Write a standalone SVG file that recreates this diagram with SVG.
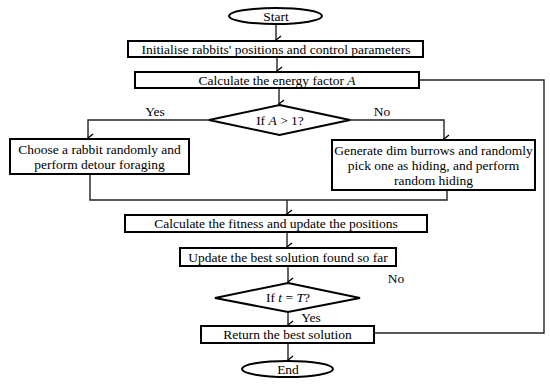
<svg xmlns="http://www.w3.org/2000/svg" width="550" height="384" viewBox="0 0 550 384">
<defs>
<style>
.n{fill:#fff;stroke:#000;stroke-width:2}
.c{fill:none;stroke:#222;stroke-width:1.4}
text{font-family:"Liberation Serif","Times New Roman",serif;font-size:13.5px;fill:#000;text-anchor:middle}
.i{font-style:italic}
</style>
<marker id="ah" viewBox="0 0 10 10" refX="5" refY="9" markerWidth="10" markerHeight="10" markerUnits="userSpaceOnUse" orient="auto-start-reverse">
<path d="M1,4 L5,9 L9,4" fill="none" stroke="#000" stroke-width="1.4"/>
</marker>
</defs>
<rect width="550" height="384" fill="#fff"/>
<g id="connectors">
<line class="c" x1="276" y1="24" x2="276" y2="40" marker-end="url(#ah)"/>
<line class="c" x1="277" y1="57" x2="277" y2="71" marker-end="url(#ah)"/>
<line class="c" x1="279" y1="88" x2="279" y2="104" marker-end="url(#ah)"/>
<polyline class="c" points="209,120 88,120 88,138" marker-end="url(#ah)"/>
<polyline class="c" points="350,120 444,120 444,139" marker-end="url(#ah)"/>
<polyline class="c" points="90,174 90,200 447,200 447,190"/>
<line class="c" x1="287" y1="200" x2="287" y2="214" marker-end="url(#ah)"/>
<line class="c" x1="287" y1="232" x2="287" y2="247" marker-end="url(#ah)"/>
<line class="c" x1="288" y1="266" x2="288" y2="282" marker-end="url(#ah)"/>
<line class="c" x1="288" y1="312" x2="288" y2="325" marker-end="url(#ah)"/>
<line class="c" x1="288" y1="343" x2="288" y2="360" marker-end="url(#ah)"/>
<polyline class="c" points="374,333 544,333 544,80 419,80"/>
<text x="155" y="116">Yes</text>
<text x="382" y="116">No</text>
<text x="396" y="283">No</text>
<text x="311" y="322">Yes</text>
</g>
<g id="start"><ellipse class="n" cx="275.5" cy="16" rx="46.5" ry="8"/><text x="276" y="20.5">Start</text></g>
<g id="init"><rect class="n" x="128" y="41" width="295" height="16"/><text x="276" y="53.5">Initialise rabbits' positions and control parameters</text></g>
<g id="energy"><rect class="n" x="135" y="72" width="284" height="16"/><text x="277" y="84.5">Calculate the energy factor <tspan class="i">A</tspan></text></g>
<g id="cond1"><polygon class="n" points="279.5,105 350,120 279.5,135 209,120"/><text x="280" y="124.5">If <tspan class="i">A</tspan> &gt; 1?</text></g>
<g id="detour"><rect class="n" x="10" y="139" width="179" height="35"/><text x="99.5" y="153.5">Choose a rabbit randomly and</text><text x="99.5" y="168.5">perform detour foraging</text></g>
<g id="hiding"><rect class="n" x="332" y="140" width="203" height="50"/><text x="433.5" y="154.5">Generate dim burrows and randomly</text><text x="433.5" y="169.5">pick one as hiding, and perform</text><text x="433.5" y="184.5">random hiding</text></g>
<g id="fitness"><rect class="n" x="125" y="215" width="302" height="17"/><text x="276" y="228">Calculate the fitness and update the positions</text></g>
<g id="update"><rect class="n" x="180" y="248" width="216" height="18"/><text x="288" y="261.5">Update the best solution found so far</text></g>
<g id="cond2"><polygon class="n" points="288,283 360,298 288,312 215,298"/><text x="288" y="302">If <tspan class="i">t</tspan> = <tspan class="i">T</tspan>?</text></g>
<g id="return"><rect class="n" x="201" y="326" width="173" height="17"/><text x="287.5" y="339">Return the best solution</text></g>
<g id="end"><ellipse class="n" cx="287.5" cy="369" rx="45.5" ry="8"/><text x="288" y="373.5">End</text></g>
</svg>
____
### What to produce
Reproduce every line precisely as given, omitting all pictures.

### Task output
Write a standalone SVG file that recreates this diagram with SVG.
<svg xmlns="http://www.w3.org/2000/svg" width="550" height="384" viewBox="0 0 550 384">
<defs>
<style>
.n{fill:#fff;stroke:#000;stroke-width:2}
.c{fill:none;stroke:#222;stroke-width:1.4}
text{font-family:"Liberation Serif","Times New Roman",serif;font-size:13.5px;fill:#000;text-anchor:middle}
.i{font-style:italic}
</style>
<marker id="ah" viewBox="0 0 10 10" refX="5" refY="9" markerWidth="10" markerHeight="10" markerUnits="userSpaceOnUse" orient="auto-start-reverse">
<path d="M1,4 L5,9 L9,4" fill="none" stroke="#000" stroke-width="1.4"/>
</marker>
</defs>
<rect width="550" height="384" fill="#fff"/>
<g id="connectors">
<line class="c" x1="276" y1="24" x2="276" y2="40" marker-end="url(#ah)"/>
<line class="c" x1="277" y1="57" x2="277" y2="71" marker-end="url(#ah)"/>
<line class="c" x1="279" y1="88" x2="279" y2="104" marker-end="url(#ah)"/>
<polyline class="c" points="209,120 88,120 88,138" marker-end="url(#ah)"/>
<polyline class="c" points="350,120 444,120 444,139" marker-end="url(#ah)"/>
<polyline class="c" points="90,174 90,200 447,200 447,190"/>
<line class="c" x1="287" y1="200" x2="287" y2="214" marker-end="url(#ah)"/>
<line class="c" x1="287" y1="232" x2="287" y2="247" marker-end="url(#ah)"/>
<line class="c" x1="288" y1="266" x2="288" y2="282" marker-end="url(#ah)"/>
<line class="c" x1="288" y1="312" x2="288" y2="325" marker-end="url(#ah)"/>
<line class="c" x1="288" y1="343" x2="288" y2="360" marker-end="url(#ah)"/>
<polyline class="c" points="374,333 544,333 544,80 419,80"/>
<text x="155" y="116">Yes</text>
<text x="382" y="116">No</text>
<text x="396" y="283">No</text>
<text x="311" y="322">Yes</text>
</g>
<g id="start"><ellipse class="n" cx="275.5" cy="16" rx="46.5" ry="8"/><text x="276" y="20.5">Start</text></g>
<g id="init"><rect class="n" x="128" y="41" width="295" height="16"/><text x="276" y="53.5">Initialise rabbits' positions and control parameters</text></g>
<g id="energy"><rect class="n" x="135" y="72" width="284" height="16"/><text x="277" y="84.5">Calculate the energy factor <tspan class="i">A</tspan></text></g>
<g id="cond1"><polygon class="n" points="279.5,105 350,120 279.5,135 209,120"/><text x="280" y="124.5">If <tspan class="i">A</tspan> &gt; 1?</text></g>
<g id="detour"><rect class="n" x="10" y="139" width="179" height="35"/><text x="99.5" y="153.5">Choose a rabbit randomly and</text><text x="99.5" y="168.5">perform detour foraging</text></g>
<g id="hiding"><rect class="n" x="332" y="140" width="203" height="50"/><text x="433.5" y="154.5">Generate dim burrows and randomly</text><text x="433.5" y="169.5">pick one as hiding, and perform</text><text x="433.5" y="184.5">random hiding</text></g>
<g id="fitness"><rect class="n" x="125" y="215" width="302" height="17"/><text x="276" y="228">Calculate the fitness and update the positions</text></g>
<g id="update"><rect class="n" x="180" y="248" width="216" height="18"/><text x="288" y="261.5">Update the best solution found so far</text></g>
<g id="cond2"><polygon class="n" points="288,283 360,298 288,312 215,298"/><text x="288" y="302">If <tspan class="i">t</tspan> = <tspan class="i">T</tspan>?</text></g>
<g id="return"><rect class="n" x="201" y="326" width="173" height="17"/><text x="287.5" y="339">Return the best solution</text></g>
<g id="end"><ellipse class="n" cx="287.5" cy="369" rx="45.5" ry="8"/><text x="288" y="373.5">End</text></g>
</svg>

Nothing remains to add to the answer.